The main commander of the tribal militia battling the foreign militants is Maulvi Nazir, a known Taliban sympathizer who the government says has come over to its side.
The battle, in the semiautonomous region of South Waziristan, has involved thousands of fighters. Local Pashtun tribe members -- including many Taliban supporters -- have squared off against Uzbek, Chechen and Arab militants, who since 2001 have massed near the border to plan attacks in both Pakistan and Afghanistan, officials say.
. . .
Tension between the tribal members and the foreign fighters has been simmering for months.
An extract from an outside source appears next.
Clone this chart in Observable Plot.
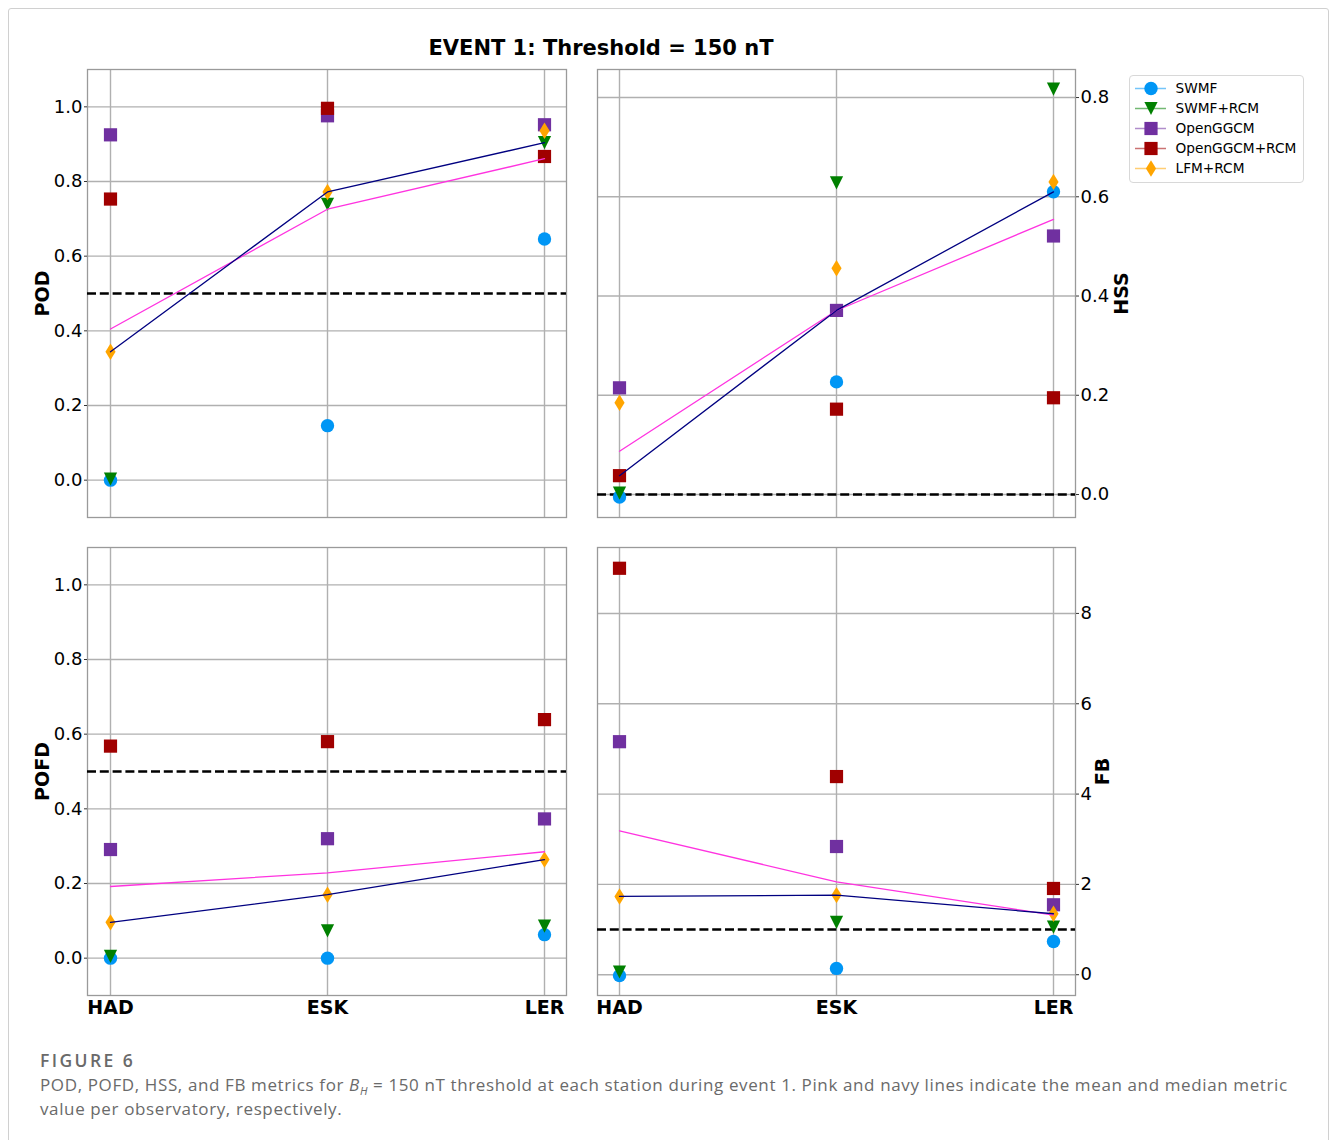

Tribesmen had accused the foreigners of violating local customs, and the foreigners had begun to accuse locals of spying for the Pakistani and U.S. governments, according to a local official.
Uzbek militants had already beheaded a number of local people (!!! NB), according to Maulana Mairajuddin, a member of a far-right religious party who represents South Waziristan in Parliament.
Mairajuddin -- who spoke by satellite phone from Wana, a town where much of the violence has taken place -- said the fighting this week started with the abduction of four local women by the Uzbeks (Yes. It's a bit overboard, I would say NB). Mairajuddin said he wished locals and the foreigners would stop fighting each other and return to battling U.S. and allied troops in Afghanistan (No no, guys. Please keep it this way NB).
"This is the worst news for those who hate the occupation of foreign forces in neighboring Afghanistan," he said (Looks like he is going to cry. If he does I will too :D NB).